The Power of Someday Maybe
In the fast-paced world of software development, product backlogs can become a team’s heaviest burden. Ideas flood in from designers, developers, product managers, customers, and stakeholders, each eager to shape the product’s future. But when the backlog swells with tasks stretching far beyond the horizon, it overwhelms the team, draining motivation and blurring focus. The urge to slash the backlog for clarity is strong, yet discarding ideas risks stifling creativity and discouraging contributors. There’s a smarter solution: the “Someday Maybe” list. This simple, powerful tool captures the spark of innovation without derailing the present, striking a balance between focus and possibility.
A sprawling backlog is a quiet morale killer. When tasks pile up, projecting months or years of work, team members feel buried under an endless list. A developer might face a backlog crammed with 200 issues, many irrelevant to the product’s current goals, and question whether their efforts will ever break through. When ideas misaligned with immediate objectives clutter the list, they pull attention away from what matters most. The instinct to cull the backlog makes sense, but it’s a blunt tool. Valuable ideas, even if not timely, deserve better treatment.
The “Someday Maybe”, often attributed to David Allen’s Getting Things Done, offers a dedicated space for ideas that don’t fit the moment but hold future potential. Instead of forcing every suggestion into the product backlog or tossing it aside, teams can park these ideas in a separate document. This approach uses two complementary structures: a shared team document for ideas everyone agrees are worth revisiting, and individual documents where contributors can privately refine bold or unconventional thoughts. Imagine a designer inspired to propose an AI-driven analytics tool. It’s a compelling idea, but it doesn’t serve the current goal of streamlining core functionality. Rather than dismissing it or clogging the backlog, they note it in their personal “Someday Maybe” list, preserving the concept without distracting the team. This dual structure ensures no idea fades, even if it’s too ambitious for immediate agreement.

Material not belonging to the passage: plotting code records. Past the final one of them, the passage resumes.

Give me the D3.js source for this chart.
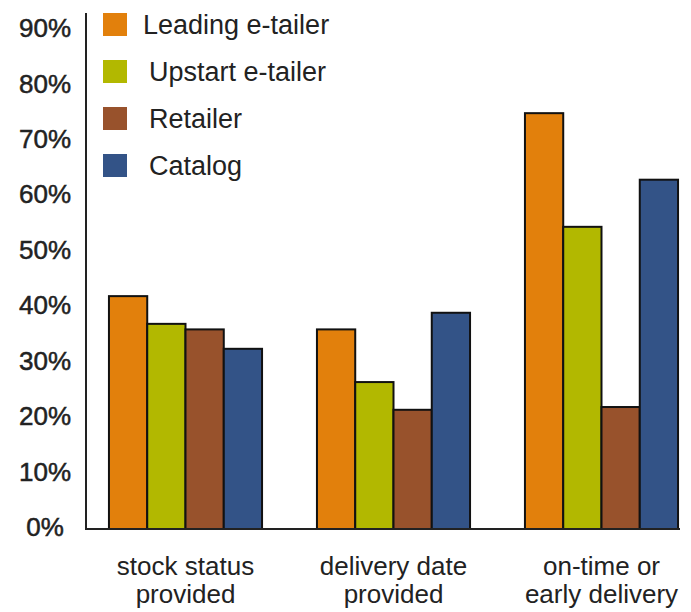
<!DOCTYPE html>
<html>
<head>
<meta charset="utf-8">
<script src="https://cdn.jsdelivr.net/npm/d3@7"></script>
<style>
  body { margin: 0; background: #fff; }
  text { font-family: 'Liberation Sans', Arial, sans-serif; fill: #222; }
</style>
</head>
<body>
<svg class="chart"></svg>
<script>
const categories = [['stock status', 'provided'], ['delivery date', 'provided'], ['on-time or', 'early delivery']];
const seriesNames = ['Leading e-tailer', 'Upstart e-tailer', 'Retailer', 'Catalog'];
const leading = [42, 36, 75];
const upstart = [37, 26.5, 54.5];
const retailer = [36, 21.5, 22];
const catalog = [32.5, 39, 63];
const yTicks = [0, 10, 20, 30, 40, 50, 60, 70, 80, 90];

const colors = ['#E2800C', '#B2B800', '#98522C', '#335387'];
const series = [leading, upstart, retailer, catalog];

const width = 691;
const height = 612;
const baseline = 529;
const axisLeft = 86;
const axisRight = 680;

const svg = d3.select('.chart')
  .attr('width', width)
  .attr('height', height);

const catKeys = categories.map(c => c.join(' '));

const x0 = d3.scaleBand()
  .domain(catKeys)
  .range([81.5, 705.5])
  .paddingInner(0.264)
  .paddingOuter(0.132);

const x1 = d3.scaleBand()
  .domain(seriesNames)
  .range([0, x0.bandwidth()]);

const y = d3.scaleLinear()
  .domain([0, 90])
  .range([baseline, 30]);

// bars
const groups = svg.append('g')
  .selectAll('g')
  .data(catKeys)
  .enter().append('g')
  .attr('transform', d => 'translate(' + x0(d) + ',0)');

groups.selectAll('rect')
  .data((d, i) => seriesNames.map((s, j) => ({ name: s, value: series[j][i], color: colors[j] })))
  .enter().append('rect')
  .attr('x', d => x1(d.name))
  .attr('y', d => y(d.value))
  .attr('width', x1.bandwidth())
  .attr('height', d => y(0) - y(d.value))
  .style('fill', d => d.color)
  .style('stroke', '#111')
  .style('stroke-width', 2);

// axis lines
svg.append('line')
  .attr('x1', axisLeft).attr('x2', axisLeft)
  .attr('y1', 13).attr('y2', baseline)
  .style('stroke', '#222')
  .style('stroke-width', 2);

svg.append('line')
  .attr('x1', axisLeft - 1).attr('x2', axisRight)
  .attr('y1', baseline).attr('y2', baseline)
  .style('stroke', '#222')
  .style('stroke-width', 2);

// y tick labels
svg.append('g')
  .selectAll('text')
  .data(yTicks)
  .enter().append('text')
  .attr('x', 45)
  .attr('y', d => y(d) - 2)
  .attr('dy', '0.35em')
  .attr('text-anchor', 'middle')
  .style('font-size', '26px')
  .style('stroke', '#222')
  .style('stroke-width', 0.5)
  .text(d => d + '%');

// category labels
const catLabels = svg.append('g')
  .selectAll('text')
  .data(categories)
  .enter().append('text')
  .attr('x', (d, i) => x0(catKeys[i]) + x0.bandwidth() / 2)
  .attr('y', 575)
  .attr('text-anchor', 'middle')
  .style('font-size', '26px');

catLabels.selectAll('tspan')
  .data(d => d)
  .enter().append('tspan')
  .attr('x', function () { return d3.select(this.parentNode).attr('x'); })
  .attr('dy', (d, i) => i ? 28 : 0)
  .text(d => d);

// legend
const legend = svg.append('g')
  .selectAll('g')
  .data(seriesNames)
  .enter().append('g')
  .attr('transform', (d, i) => 'translate(103,' + (13 + i * 47) + ')');

legend.append('rect')
  .attr('width', 24)
  .attr('height', 23)
  .style('fill', (d, i) => colors[i]);

legend.append('text')
  .attr('x', (d, i) => i ? 46 : 40)
  .attr('y', 21)
  .style('font-size', '27px')
  .text(d => d);
</script>
</body>
</html>
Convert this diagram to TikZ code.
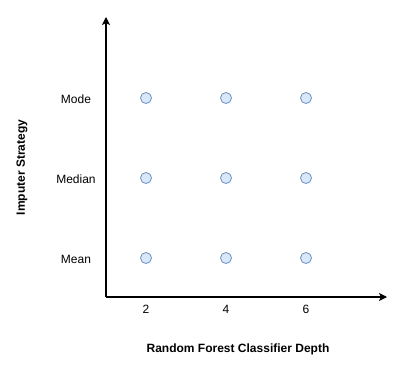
\documentclass[tikz,border=0pt]{standalone}
\usepackage{fontspec}
\setmainfont{Liberation Sans}
\usetikzlibrary{arrows.meta}
\definecolor{dotfill}{HTML}{DAE8FC}
\definecolor{dotline}{HTML}{6C8EBF}
\begin{document}
\begin{tikzpicture}[x=1pt,y=-1pt,
  axis/.style={line width=1.2pt,-{Stealth[length=8pt,width=8pt,inset=2pt]}},
  dot/.style={circle,draw=dotline,fill=dotfill,line width=0.8pt,minimum size=11pt,inner sep=0pt},
  lbl/.style={font=\fontsize{12}{14}\selectfont,inner sep=0pt},
  ttl/.style={font=\fontsize{12}{14}\selectfont\bfseries,inner sep=0pt}]
\useasboundingbox (0,0) rectangle (393,369);
\coordinate (o) at (106,297);
\coordinate (ytip) at (106,17);
\coordinate (xtip) at (387,297);
\draw[axis] (o) -- (ytip);
\draw[axis] (o) -- (xtip);
\foreach \i/\x in {1/146,2/226,3/306}{
  \foreach \j/\y in {1/98,2/178,3/258}{
    \node[dot] (d\i\j) at (\x,\y) {};
  }
}
\node[lbl] (lmode) at (76,99) {Mode};
\node[lbl] (lmedian) at (76,179) {Median};
\node[lbl] (lmean) at (76,259) {Mean};
\node[lbl] (t2) at (146,309) {2};
\node[lbl] (t4) at (226,309) {4};
\node[lbl] (t6) at (306,309) {6};
\node[ttl] (xt) at (238,349) {Random Forest Classifier Depth};
\node[ttl,rotate=90] (yt) at (22,167.5) {Imputer Strategy};
\end{tikzpicture}
\end{document}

Managing this system demands a lightweight, disciplined process. Begin by asking team members to review the backlog and advocate for issues they believe have lasting value. These might include technical debt fixes, like optimizing a sluggish database query, or product features, like a user feedback system. Move these to the shared “Someday Maybe” list if they don’t align with current objectives. Every quarter, the team reviews this shared list, removing entries that are now irrelevant, such as technical debt addressed in a recent update or features tied to an outdated product area. Individuals can use their private lists to jot down fleeting ideas without pressure, refining them until they’re ready to share. When new objectives emerge, like scaling the product for enterprise users, the team revisits both lists, asking, “How might this idea advance our new goal?” Ideas that pass this test can be prioritized into the active backlog or queued for further exploration.

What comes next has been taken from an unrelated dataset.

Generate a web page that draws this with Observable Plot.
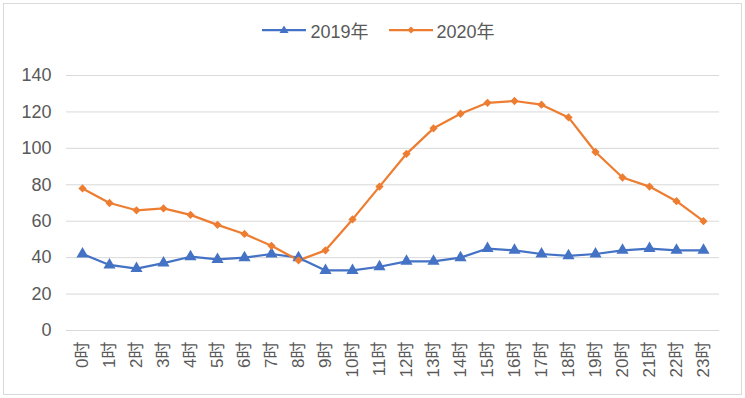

This approach excels in managing technical debt and product innovation. For technical debt, the shared list might hold agreed-upon issues, like streamlining an API endpoint, while individual lists capture quick notes while in the flow of writing code without worrying about how to pitch the concept to the team. For product ideas, the “Someday Maybe” list becomes a goldmine when strategic shifts occur, often kickstarting discovery. By keeping the product backlog lean, focused solely on work tied to current objectives, teams avoid the paralysis of an overstuffed list. Contributors still feel valued, their ideas preserved rather than dismissed, fostering a culture where creativity thrives without chaos.
The benefits reach beyond process to culture and strategy. For teams, the “Someday Maybe” list builds trust, signaling that every voice matters, even if not every idea is acted on now. Developers and designers stay engaged, knowing their contributions aren’t lost. For clients, this approach delivers focused, high-impact results while preserving a reservoir of ideas for future iterations. It’s counterintuitive: by sidelining some ideas, teams achieve more, not less. A lean backlog ensures critical features launch on time, delighting users, while the “Someday Maybe” list keeps the door open for future breakthroughs. This balance transforms backlog management from a burden into a driver of progress.

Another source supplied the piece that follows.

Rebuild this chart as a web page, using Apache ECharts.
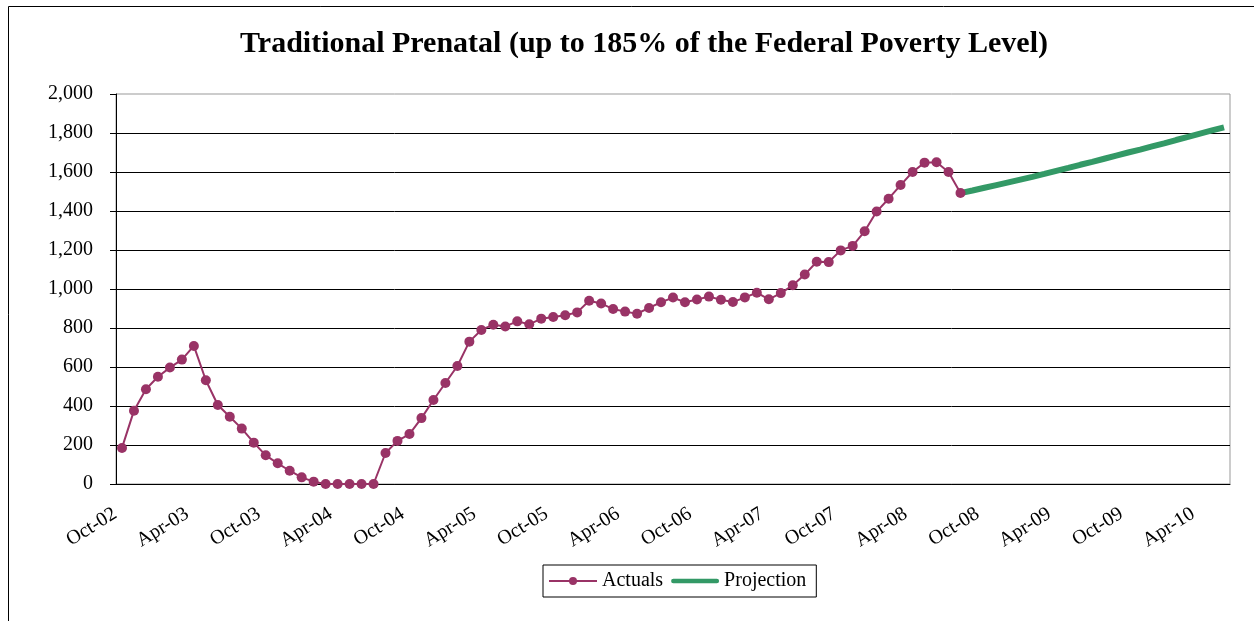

The beauty of a “Someday Maybe” list lies in its promise of possibility without pressure. It redefines backlog management as a disciplined yet liberating act, aligning with the adaptive, human-centered nature of modern software development. Teams stay focused on what matters today, delivering value with clarity and speed, while nurturing the seeds of tomorrow’s innovations. By embracing this approach, organizations unlock the full power of their team’s ideas, ensuring no spark fades and every goal gets the focus it deserves.